1. Field of the Invention
The present invention relates to a method of manufacturing a light emitting device and a light emitting device.
2. Background Information
There has been used a surface mount type light emitting device, in which a light emitting element such as a light emitting diode (LED) or a laser diode (LD) is mounted on a substrate. Such light emitting devices are used for lighting apparatus, backlight of display screen, light source for vehicle, light source for display, auxiliary light source for moving images, and other general consumer light sources. As compared with conventional light sources, such light emitting devices have a longer life and are capable of emitting light under an energy-serving environment, which are attracting high expectation as a next generation light source for lighting applications.

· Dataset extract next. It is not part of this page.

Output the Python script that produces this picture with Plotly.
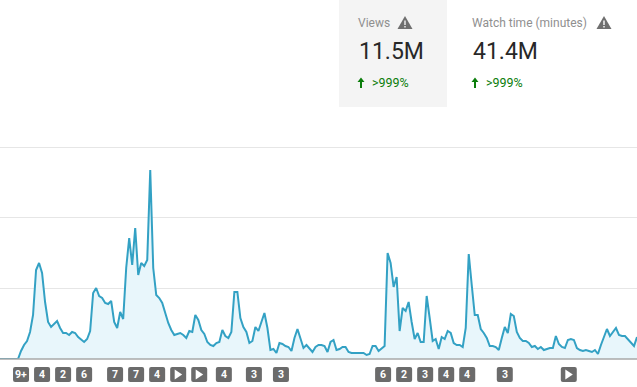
import plotly.graph_objects as go

W, H = 637, 387
BASE, TOP = 359, 135

views = [
    0,0,0,0,0,0,0,8,14,18,27,44,89,96,86,57,37,32,35,38,31,26,26,24,27,26,22,19,17,20,28,66,71,63,61,56,55,58,37,31,47,40,91,121,94,131,84,96,93,99,
    189,91,64,61,56,46,36,29,24,25,26,24,21,28,27,44,39,29,25,17,14,13,16,17,29,23,21,27,67,67,41,32,27,16,18,32,28,37,46,31,9,10,6,16,15,13,12,8,21,30,
    21,11,14,10,7,12,14,14,13,7,17,19,9,10,12,12,7,6,6,6,6,6,4,5,13,13,8,11,13,106,96,72,82,28,51,48,57,37,20,26,17,17,63,41,18,20,10,22,20,28,
    26,16,14,14,12,31,105,74,44,44,30,26,21,13,13,12,9,21,32,26,45,43,27,21,18,18,16,12,13,10,12,9,10,11,11,23,15,12,11,19,20,19,11,9,8,9,8,7,9,5,
    14,22,30,23,27,31,24,23,23,20,16,13,22,
]
days = list(range(len(views)))
grid_ticks = [70.67, 141.33, 212]
X_MAX = 212
Y_MAX = BASE - TOP

badge_days = [7, 14, 21, 28, 38.3, 45.3, 52.3, 59.3, 66.3, 74.5, 84.5, 93.5, 127.5, 134.5, 141.5, 148.5, 155.5, 168, 189.3]
badge_labels = ["9+", "4", "2", "6", "7", "7", "4", "play", "play", "4", "3", "3", "6", "2", "3", "4", "4", "3", "play"]

PH = BASE - TOP
def px(x): return x / W
def py(y): return (BASE - y) / PH
def P(x, y): return f"{px(x):.5f},{py(y):.5f}"

shapes, annos = [], []

# metric card background
shapes.append(dict(type="rect", xref="paper", yref="paper", x0=px(339), x1=px(447), y0=py(107), y1=py(0),
                   fillcolor="#f4f4f4", line_width=0, layer="below"))

def warn(cx):
    shapes.append(dict(type="path", xref="paper", yref="paper",
                       path=f"M{P(cx-7.5,29)} L{P(cx,16)} L{P(cx+7.5,29)} Z", fillcolor="#6f6f6f", line_width=0))
    shapes.append(dict(type="rect", xref="paper", yref="paper", x0=px(cx-0.7), x1=px(cx+0.7), y0=py(25), y1=py(20.5),
                       fillcolor="#f4f4f4" if cx < 447 else "#ffffff", line_width=0))
    shapes.append(dict(type="rect", xref="paper", yref="paper", x0=px(cx-0.7), x1=px(cx+0.7), y0=py(27.6), y1=py(26),
                       fillcolor="#f4f4f4" if cx < 447 else "#ffffff", line_width=0))

def arrow(cx):
    shapes.append(dict(type="path", xref="paper", yref="paper",
                       path=f"M{P(cx-3.5,82)} L{P(cx,77.5)} L{P(cx+3.5,82)} L{P(cx+1,82)} L{P(cx+1,88)} L{P(cx-1,88)} L{P(cx-1,82)} Z",
                       fillcolor="#0b7d0b", line_width=0))

def label(x, y, text, size, color):
    annos.append(dict(xref="paper", yref="paper", x=px(x), y=py(y), text=text, showarrow=False,
                      xanchor="left", yanchor="middle", xshift=-1, font=dict(family="Roboto", size=size, color=color)))

label(357, 22.5, "Views", 12, "#8f8f8f")
label(471, 22.5, "Watch time (minutes)", 12, "#8f8f8f")
label(358, 51, "11.5M", 23, "#282828")
label(472, 51, "41.4M", 23, "#282828")
label(371, 82.5, "&gt;999%", 12.5, "#0b7d0b")
label(485, 82.5, "&gt;999%", 12.5, "#0b7d0b")
warn(405)
warn(604)
arrow(361)
arrow(475)

# event badges
for d, lab in zip(badge_days, badge_labels):
    c = d * W / X_MAX
    l, r, t, b, k = c - 8, c + 8, 367, 382, 2
    path = (f"M{P(l+k,t)} L{P(r-k,t)} Q{P(r,t)} {P(r,t+k)} L{P(r,b-k)} Q{P(r,b)} {P(r-k,b)} "
            f"L{P(l+k,b)} Q{P(l,b)} {P(l,b-k)} L{P(l,t+k)} Q{P(l,t)} {P(l+k,t)} Z")
    shapes.append(dict(type="path", xref="paper", yref="paper", path=path, fillcolor="#6b6b6b", line_width=0))
    if lab == "play":
        shapes.append(dict(type="path", xref="paper", yref="paper",
                           path=f"M{P(c-3.5,369.5)} L{P(c+4,374.5)} L{P(c-3.5,379.5)} Z", fillcolor="#ffffff", line_width=0))
    else:
        annos.append(dict(xref="paper", yref="paper", x=px(c), y=py(374.8), text=f"<b>{lab}</b>", showarrow=False,
                          xanchor="center", yanchor="middle", font=dict(family="Roboto", size=10.5, color="#ffffff")))

# baseline
shapes.append(dict(type="line", xref="paper", yref="paper", x0=0, x1=1, y0=0, y1=0, line=dict(color="#a8a8a8", width=1.5)))

fig = go.Figure(go.Scatter(x=days, y=views, mode="lines", line=dict(color="#33a1c4", width=2),
                           fill="tozeroy", fillcolor="#e8f6fb", hoverinfo="skip"))
fig.update_layout(
    width=W, height=H, margin=dict(l=0, r=0, t=TOP, b=H - BASE),
    paper_bgcolor="#ffffff", plot_bgcolor="#ffffff", showlegend=False,
    shapes=shapes, annotations=annos,
    xaxis=dict(range=[0, X_MAX], showgrid=False, zeroline=False, showticklabels=False, ticks=""),
    yaxis=dict(range=[0, Y_MAX], tickvals=grid_ticks, showgrid=True, gridcolor="#e6e6e6", gridwidth=1,
               zeroline=False, showticklabels=False, ticks=""),
)
fig.write_html("out.html", config=dict(displayModeBar=False),
               post_script="document.body.style.margin='0';document.documentElement.style.overflow='hidden';")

In recent years, even higher levels of output powder is in demand, and in order to comply, increase in size (a larger planar dimension) of a light emitting element or a combination of plurality of small-size light emitting elements has been conducted. On the other hand, in order to produce an application product in which the orientation characteristic is controlled by using a lens system or the like, the light emitting device preferably has a light source as close to a configuration of a single light source as possible, that is, as close to a configuration of a point light source as possible. For this reason, in order to realize high power output, a use of a single, large-size light emitting element is preferable. However, although a technique of mounting a large planar dimension light emitting element on a package or the like is relatively easy to perform, production of such a light emitting element having a large planar dimension from a wafer with good yield is difficult.
For this reason, when a plurality of small sized light emitting elements, which are easily obtained with good production yield, is used, cost advantage can be attained. However, an arrangement of the plurality of light emitting elements close together in order to achieve a configuration close to a point light source is difficult to obtain due to the accuracy of mounting positions. For this reason, there has been proposed to print a solder with a pre-determined amount of offset or shift for each of the electronic components such as a plurality of light emitting elements to be mounted (for example, see JP 2002-134892A).
It is described that, with the use of self-alignment effect, this method allows positioning of each light emitting element at an intended position in the step of solder-bonding.
However, in practice with the method described in JP 2002-134892 A, the degree of accuracy of mounting positions may become unstable and a satisfactory level has not been achieved.